Let’s use video games as an example. We’ve removed real adventure from our lives. Children don’t go outside to build forts or climb trees on a regular basis — they aren’t having real life adventures anymore because we’re afraid for their safety or what other people may think. But it’s safe to have them inside, on a computer, not interacting with strangers or risking their physical well being. Children naturally want to experience the pleasure that comes from true adventure, but since real-life adventure is off limits, they meet that need with video games.
And this lack of adventure translates to adults as well. We satisfy our need for adventure in the form of action/adventure movies (that seem to get more extreme every year) or even with video games. Or many weekend warriors who strive to add adventure to their lives, push themselves harder than they should for the adrenaline rush, and end up injured. Or we spend lots of money on gear that we hope will make it easier to be adventurous, but that we never actually use.

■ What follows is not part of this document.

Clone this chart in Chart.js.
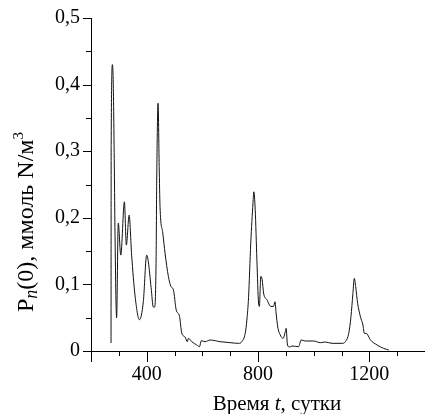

For me, it’s a lot easier to make space for my children to play and have adventures than it is for me to do so. I appreciate the definition of play offered by Stuart Brown, author of the book Play: “an absorbing, apparently purposeless activity that provides enjoyment and suspends self-consciousness and a sense of time. It is also self-motivating and makes you want to do it again.”
According to this definition, my play in the past few days has come in the form of reading erotica. It is enjoyable, mostly purposeless (I am using it to inspire my own writing), suspends my sense of time, and makes me want to do it again!
It’s probably not what the school means by making reading pleasurable?!?!?